Why Does It Cost So Much to Educate a Child in America?
We've heard a lot recently about the I Promise School that LeBron James is helping to start in Akron, Ohio, and, in theory, it seems like a good idea: Gather up 240 at-risk students into a school that, in addition to academics, provides "wraparound" services like free breakfast and lunch and an extended school day and school year to keep kids off the streets.
The Akron Beacon Journal reports some staggering dollar amounts being poured into the school that will enroll 240 kids.
- The school, which is public and part of Akron Public Schools, is costing the district nearly $2.9 million from its general fund to cover the cost of most salaries, benefits, supplies and other base elements of the school.
- By 2023, Pendleton estimates the school will cost the district a cumulative total of $8.1 million, but he considers it a “long-term investment” that will lead to smaller class sizes in other schools, better enrollment and improved report card ratings, among other benefits.
- The contributions to the school from the foundation and its partners has amounted to more than $2 million for its physical transformation, additional staffing for smaller class sizes, technology, wraparound supports and other upgrades for the first year, according to the foundation.
- Peg’s Foundation is committing $2.5 million to the school over the next five years, primarily for its wraparound support services, but also for whatever the LeBron James Family Foundation deems necessary in its first few years.

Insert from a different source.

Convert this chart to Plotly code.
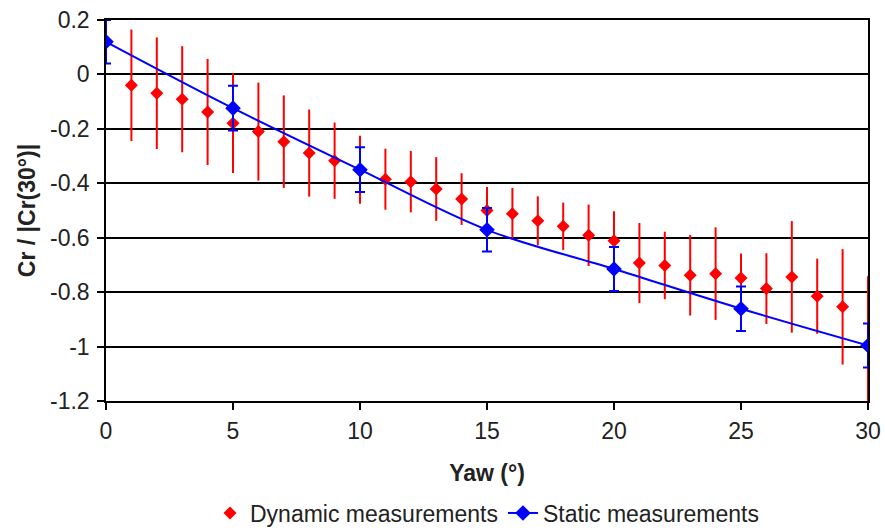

Contrary to some reporting, the LeBron James Family Foundation isn't footing the bill for all of the school's operating expenses. The foundation has donated $2 million thus far for start-up costs and has committed to another $2 million a year as the school builds to capacity. Because IPS will be part of the Akron City School District, a little over 14,000 in tax dollars will be allocated for each pupil enrolled in the school—the same as for students in every other school in the district. Add to that the millions in charity dollars that will be poured into the school every year and the cost of each child's education begins to skyrocket.
The chart below shows how education dollars are spent in each state. Note that less than half of school expenditures go to pay teacher salaries—and that gray "other" category comes out to around 28 percent of the total amount spent.
All of which begs the question: why does it cost so much to educate a child in the United States? Answer: It doesn't. Or at least it shouldn't.
My husband and I managed to homeschool children through high school for less than $1000 per year—for two kids, both of whom had learning disabilities. Some years we spent a lot less than that by buying used curriculum or utilizing our public library or free online resources. When our kids were in middle school, a bunch of homeschooling families we knew started a co-op that met once a week. Students completed their assignments at home and met for classes taught by parents who volunteered for teaching duties. Only a couple of the parents were trained teachers, but we somehow managed to provide a fabulous—and challenging—educational experience for our kids. As I recall, each family paid administrative expenses of about $50 per year and another $300 or so for books. Catholic schools educate children for around $5000 a year and many private Christian schools do it for even less than that.